Nada es nuevo. Todo ha sucedido repetidamente en el pasado. Es bueno recordar las palabras del primer conde de Balfour, Arthur James, en su libro Decadence (1908): “La ciencia ha sido uno de los mayores instrumentos de transformación social, pues aunque su objetivo no es el cambio mismo, sino el conocimiento, la silenciosa apropiación de este cometido dominante, en medio del estrépito de las disputas religiosas y políticas, es la revolución que con mayor resonancia ha marcado el desarrollo de la civilización moderna.”
Quisiera lanzar una idea que a muchos puede parecer alejada de la realidad. El futuro no va de izquierdas y derechas. El futuro va de jóvenes y mayores, va de trabajo humano escaso e irrelevante frente a la inteligencia artificial avanzada, va de humanos conviviendo con máquinas. El futuro va de establecer valores éticos. Si no, no es futuro. Esas serán nuestras nuevas contiendas.
Volvamos a la idea de que el conocimiento es el instrumento que define a nuestra sociedad. Para ser menos provocativo, los poderes legislativo, jurídico y ejecutivo sí definen el futuro inmediato, lo modifican de forma incremental. Pero todos los estamentos van a remolque del verdadero cambio. Las leyes llegan siempre tarde y casi obsoletas. El desamparo de los ciudadanos frente a abusos tecnológicos es permanente. Debemos limpiar nuestra mente de prejuicios y pensar por adelantado o nuestra sociedad del bienestar se desmoronará.
Sigamos adelante y dejemos atrás las quejas sobre nuestra imperfecta organización europea como sociedad. No deja de ser lo mejor que la humanidad ha conseguido (doy fe, dado que he vivido en Europa, en Estados Unidos, en Asia y en Medio Oriente).
La nueva idea que emerge es totalmente obvia: dado que vivimos una sociedad transformada por el conocimiento, ¿por qué no apostamos por detentar ese conocimiento? Si la guerra se libra con tirachinas, ¿por qué no montamos una fábrica de tirachinas? Si la guerra se libra con inteligencia artificial, ¿por qué no apostamos por los mejores cerebros, jóvenes y mayores, que la comprendan y la sepan crear?
La sociedad del conocimiento debe estructurarse a partir de un orden de prelación claro: talento, ideas, financiación. Liberemos a los investigadores del virus de la burocracia, demos alas a las personas creativas y bien formadas, dejemos que avancen sin sesgos, ni planes directores. Confiemos en ellos, no los supervisemos enfermizamente sin darles respiro.

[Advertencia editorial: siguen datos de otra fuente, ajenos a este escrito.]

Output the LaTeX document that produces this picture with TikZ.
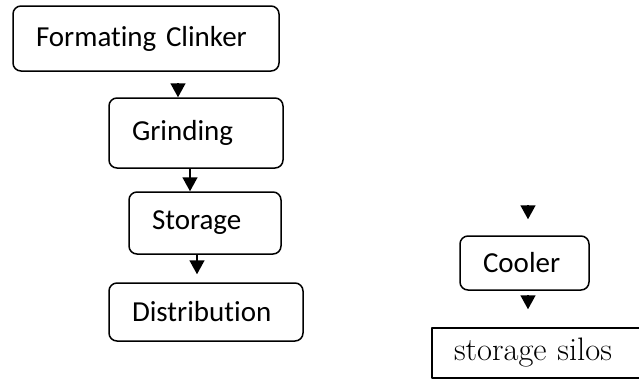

Las economías programadas fueron ensayadas y fracasaron. Todos dependemos de las ideas de unos pocos visionarios, muchos de ellos se aproximaron a la costa oeste de los EE. UU. Sí, es allí donde el orden de prelación es inequívocamente ese: personas con talento, luego sus ideas, y finalmente hallemos el dinero necesario.
Una nueva y última reflexión. Para mí es increíble ver cómo la verdadera creatividad sigue emergiendo desde Europa. El dinero lejano compra al talento, pero este nace entre nosotros a espuertas. Es un contrasentido encontrar a europeos liderando ambiciosos proyectos en cualquier lugar del planeta, mientras en su país de origen el último banal rifirrafe político da un nuevo batacazo al emprendimiento, el orden de prioridades de inversión está sesgado por poderes económicos, o la burocracia limita que un profesor cree una start-up.

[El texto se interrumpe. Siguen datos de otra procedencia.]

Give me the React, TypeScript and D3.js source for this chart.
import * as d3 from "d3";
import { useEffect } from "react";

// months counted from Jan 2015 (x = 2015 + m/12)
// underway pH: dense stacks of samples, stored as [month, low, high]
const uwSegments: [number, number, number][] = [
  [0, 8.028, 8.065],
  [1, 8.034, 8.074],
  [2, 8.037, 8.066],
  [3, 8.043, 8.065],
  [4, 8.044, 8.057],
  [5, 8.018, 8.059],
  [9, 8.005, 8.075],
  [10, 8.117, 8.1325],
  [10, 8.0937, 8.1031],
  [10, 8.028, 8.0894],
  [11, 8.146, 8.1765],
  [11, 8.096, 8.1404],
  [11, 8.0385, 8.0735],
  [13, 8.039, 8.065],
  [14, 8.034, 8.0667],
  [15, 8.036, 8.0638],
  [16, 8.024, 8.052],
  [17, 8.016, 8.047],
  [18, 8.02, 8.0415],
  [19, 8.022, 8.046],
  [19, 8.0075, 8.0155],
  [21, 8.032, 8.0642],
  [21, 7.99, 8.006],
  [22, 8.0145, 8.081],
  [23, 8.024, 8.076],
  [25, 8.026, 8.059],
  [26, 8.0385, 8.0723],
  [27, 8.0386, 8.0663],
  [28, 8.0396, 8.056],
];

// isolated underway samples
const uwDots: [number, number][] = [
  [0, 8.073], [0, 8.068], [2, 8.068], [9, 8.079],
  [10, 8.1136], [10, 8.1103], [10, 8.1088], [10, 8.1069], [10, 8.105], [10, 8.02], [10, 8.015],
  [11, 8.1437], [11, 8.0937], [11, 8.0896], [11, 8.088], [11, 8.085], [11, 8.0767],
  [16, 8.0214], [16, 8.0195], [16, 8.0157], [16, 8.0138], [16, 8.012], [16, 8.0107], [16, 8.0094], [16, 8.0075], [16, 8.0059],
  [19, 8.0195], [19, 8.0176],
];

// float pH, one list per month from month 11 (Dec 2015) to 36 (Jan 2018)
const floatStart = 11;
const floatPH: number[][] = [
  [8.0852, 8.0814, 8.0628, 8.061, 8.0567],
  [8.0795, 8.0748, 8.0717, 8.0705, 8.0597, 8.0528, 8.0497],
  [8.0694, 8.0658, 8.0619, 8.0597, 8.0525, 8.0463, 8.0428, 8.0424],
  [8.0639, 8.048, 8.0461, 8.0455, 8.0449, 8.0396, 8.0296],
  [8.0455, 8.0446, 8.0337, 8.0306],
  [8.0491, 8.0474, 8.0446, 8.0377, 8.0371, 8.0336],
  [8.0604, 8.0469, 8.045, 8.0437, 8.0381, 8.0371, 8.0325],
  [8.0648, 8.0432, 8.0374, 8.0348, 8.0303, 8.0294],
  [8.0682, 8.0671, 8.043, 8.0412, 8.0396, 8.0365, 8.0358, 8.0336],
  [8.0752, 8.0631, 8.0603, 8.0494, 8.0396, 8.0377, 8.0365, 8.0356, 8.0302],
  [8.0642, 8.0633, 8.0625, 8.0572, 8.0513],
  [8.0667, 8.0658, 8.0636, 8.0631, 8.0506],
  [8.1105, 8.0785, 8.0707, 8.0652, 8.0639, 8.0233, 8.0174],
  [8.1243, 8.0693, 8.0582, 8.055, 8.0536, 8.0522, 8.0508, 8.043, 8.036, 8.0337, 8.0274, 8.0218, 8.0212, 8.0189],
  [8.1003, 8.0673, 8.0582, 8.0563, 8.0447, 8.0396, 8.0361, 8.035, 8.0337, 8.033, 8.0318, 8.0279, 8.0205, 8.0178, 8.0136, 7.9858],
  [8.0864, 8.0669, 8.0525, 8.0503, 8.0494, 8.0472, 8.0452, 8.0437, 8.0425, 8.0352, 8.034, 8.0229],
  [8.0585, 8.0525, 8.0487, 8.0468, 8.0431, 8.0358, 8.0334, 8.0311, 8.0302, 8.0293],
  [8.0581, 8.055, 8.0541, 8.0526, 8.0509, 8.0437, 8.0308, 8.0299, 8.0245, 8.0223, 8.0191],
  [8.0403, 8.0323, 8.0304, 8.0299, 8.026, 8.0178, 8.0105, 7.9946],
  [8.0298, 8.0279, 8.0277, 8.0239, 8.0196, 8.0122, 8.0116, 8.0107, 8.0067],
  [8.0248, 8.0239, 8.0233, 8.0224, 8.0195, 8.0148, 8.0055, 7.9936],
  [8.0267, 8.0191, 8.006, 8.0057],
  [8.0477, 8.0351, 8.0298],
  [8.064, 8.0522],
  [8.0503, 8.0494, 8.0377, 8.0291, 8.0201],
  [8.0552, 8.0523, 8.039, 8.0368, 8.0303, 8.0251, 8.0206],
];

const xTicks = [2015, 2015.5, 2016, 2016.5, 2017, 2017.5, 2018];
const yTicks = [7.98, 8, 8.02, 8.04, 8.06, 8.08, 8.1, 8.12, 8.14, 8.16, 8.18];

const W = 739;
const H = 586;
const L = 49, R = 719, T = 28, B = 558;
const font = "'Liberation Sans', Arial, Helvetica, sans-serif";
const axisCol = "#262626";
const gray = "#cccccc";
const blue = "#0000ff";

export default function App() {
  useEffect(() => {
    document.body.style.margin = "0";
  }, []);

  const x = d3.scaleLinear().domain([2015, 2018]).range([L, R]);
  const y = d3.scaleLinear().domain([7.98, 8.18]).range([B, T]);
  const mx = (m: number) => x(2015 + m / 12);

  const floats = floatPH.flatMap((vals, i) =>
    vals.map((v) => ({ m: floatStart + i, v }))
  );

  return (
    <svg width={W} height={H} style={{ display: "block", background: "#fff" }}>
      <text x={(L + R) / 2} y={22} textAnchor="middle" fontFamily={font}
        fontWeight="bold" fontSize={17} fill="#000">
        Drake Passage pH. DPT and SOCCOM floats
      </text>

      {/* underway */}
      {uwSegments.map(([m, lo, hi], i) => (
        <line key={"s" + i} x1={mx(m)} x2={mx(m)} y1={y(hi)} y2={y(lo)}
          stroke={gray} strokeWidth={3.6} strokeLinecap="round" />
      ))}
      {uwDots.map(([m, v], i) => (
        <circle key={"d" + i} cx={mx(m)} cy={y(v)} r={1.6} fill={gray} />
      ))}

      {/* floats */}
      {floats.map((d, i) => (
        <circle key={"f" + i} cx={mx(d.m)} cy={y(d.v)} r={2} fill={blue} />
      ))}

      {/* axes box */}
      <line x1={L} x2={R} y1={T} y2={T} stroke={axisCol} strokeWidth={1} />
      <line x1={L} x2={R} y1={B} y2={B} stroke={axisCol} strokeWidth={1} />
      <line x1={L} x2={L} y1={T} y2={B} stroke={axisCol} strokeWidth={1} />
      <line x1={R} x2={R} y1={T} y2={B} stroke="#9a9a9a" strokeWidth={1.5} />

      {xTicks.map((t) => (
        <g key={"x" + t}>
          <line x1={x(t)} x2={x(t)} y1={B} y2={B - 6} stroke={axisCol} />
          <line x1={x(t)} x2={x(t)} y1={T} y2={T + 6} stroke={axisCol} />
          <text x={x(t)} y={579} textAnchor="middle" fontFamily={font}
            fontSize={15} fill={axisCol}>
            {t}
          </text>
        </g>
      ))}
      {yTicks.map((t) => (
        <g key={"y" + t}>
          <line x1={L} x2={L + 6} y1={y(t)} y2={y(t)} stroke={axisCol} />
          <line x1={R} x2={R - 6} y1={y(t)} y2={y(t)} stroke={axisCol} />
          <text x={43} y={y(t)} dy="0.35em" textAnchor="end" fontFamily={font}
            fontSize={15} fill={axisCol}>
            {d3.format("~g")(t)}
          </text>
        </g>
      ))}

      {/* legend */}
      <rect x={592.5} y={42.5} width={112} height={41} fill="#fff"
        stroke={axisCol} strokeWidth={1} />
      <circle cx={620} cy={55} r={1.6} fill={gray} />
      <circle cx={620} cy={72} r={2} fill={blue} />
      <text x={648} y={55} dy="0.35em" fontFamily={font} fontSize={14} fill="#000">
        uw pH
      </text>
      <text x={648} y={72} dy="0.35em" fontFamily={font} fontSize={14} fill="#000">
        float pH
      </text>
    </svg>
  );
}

Por encima de todas estas consideraciones, el amor al saber es garantía de futuro. Todas las acciones puntuales en el tiempo son pan para hoy y hambre para mañana. Una sociedad educada, profundamente educada, no manipulable: esa es mi utopía.
José Ignacio Latorre es director del Center for Quantum Technologies de Singapur y científico jefe del Technology Innovation Institute de Abu Dabi.